**STATED EXERCISE:** Lines that contain the string "code" are to be copied; leave out all others.

[start RECORDED DATA]

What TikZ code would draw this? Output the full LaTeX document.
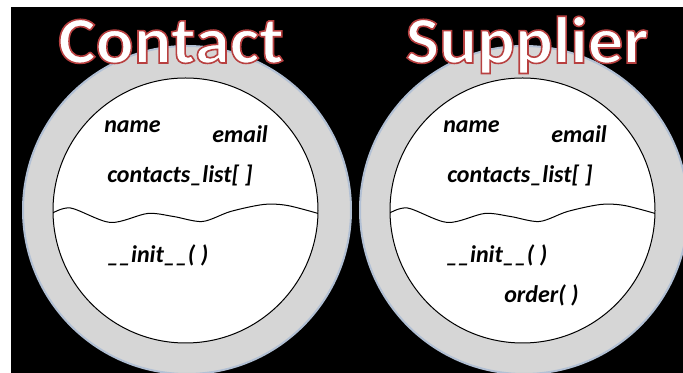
\documentclass[tikz,border=0pt]{standalone}
\usepackage{fontspec}
\setmainfont{Carlito}
\newfontfamily\titlefont[BoldFeatures={FakeBold=2.4,FakeStretch=1.06}]{Carlito}
\definecolor{ringgray}{RGB}{214,214,214}
\definecolor{ringglow}{RGB}{178,192,212}
% white letters, stroked red
\newcommand{\outlined}[1]{{\color{white}\special{pdf:code 0.72 0.25 0.25 RG}#1}}
\tikzset{
  member/.style={anchor=base west, inner sep=0.75pt, font=\fontsize{18}{21}\selectfont\bfseries\itshape},
  classname/.style={anchor=base, inner sep=0.75pt, font=\titlefont\fontsize{50}{58}\selectfont\bfseries},
  ring/.style={fill=ringgray, draw=ringglow, line width=1.5pt},
  body/.style={fill=white, draw=black, line width=0.75pt}
}

\begin{document}
\begin{tikzpicture}[x=0.75pt,y=0.75pt,yscale=-1,xscale=1]
\useasboundingbox (0,0) rectangle (683,373);
\fill [black] (11,7) rectangle (683,373);
% outer rings
\draw [ring] (187,210) circle [radius=164];
\draw [ring] (524,210) circle [radius=164];
% class bodies
\draw [body] (185.5,210.5) circle [radius=132.5];
\draw [body] (522.5,210.5) circle [radius=132.5];
% wavy separators
\begin{scope}
\clip (185.5,210.5) circle [radius=132.5];
\draw [line width=0.75pt] plot [smooth] coordinates {(51,214) (70.5,208) (110.5,222.5) (147.5,213.5) (173.5,216.5) (202.5,221.5) (230.5,211.5) (263.5,204.5) (287.5,205.5) (320,214)};
\end{scope}
\begin{scope}
\clip (522.5,210.5) circle [radius=132.5];
\draw [line width=0.75pt] plot [smooth] coordinates {(388,214) (407.5,208) (447.5,222.5) (484.5,213.5) (510.5,216.5) (539.5,221.5) (567.5,211.5) (600.5,204.5) (624.5,205.5) (657,214)};
\end{scope}
% Contact members
\draw (103,133) node [member] (cname) {name};
\draw (211,143) node [member] (cemail) {email};
\draw (106,183) node [member] (clist) {contacts\_list[ ]};
\draw (106,263) node [member] (cinit) {\_\_init\_\_( )};
% Supplier members
\draw (442,133) node [member] (sname) {name};
\draw (550,143) node [member] (semail) {email};
\draw (446,183) node [member] (slist) {contacts\_list[ ]};
\draw (445,263) node [member] (sinit) {\_\_init\_\_( )};
\draw (503,303) node [member] (sorder) {order( )};
% titles
\draw (171,63) node [classname] (contact) {\outlined{Contact}};
\draw (527,63) node [classname] (supplier) {\outlined{Supplier}};
\end{tikzpicture}
\end{document}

[end RECORDED DATA]

**RESULT:**
What TikZ code would draw this? Output the full LaTeX document.
\newcommand{\outlined}[1]{{\color{white}\special{pdf:code 0.72 0.25 0.25 RG}#1}}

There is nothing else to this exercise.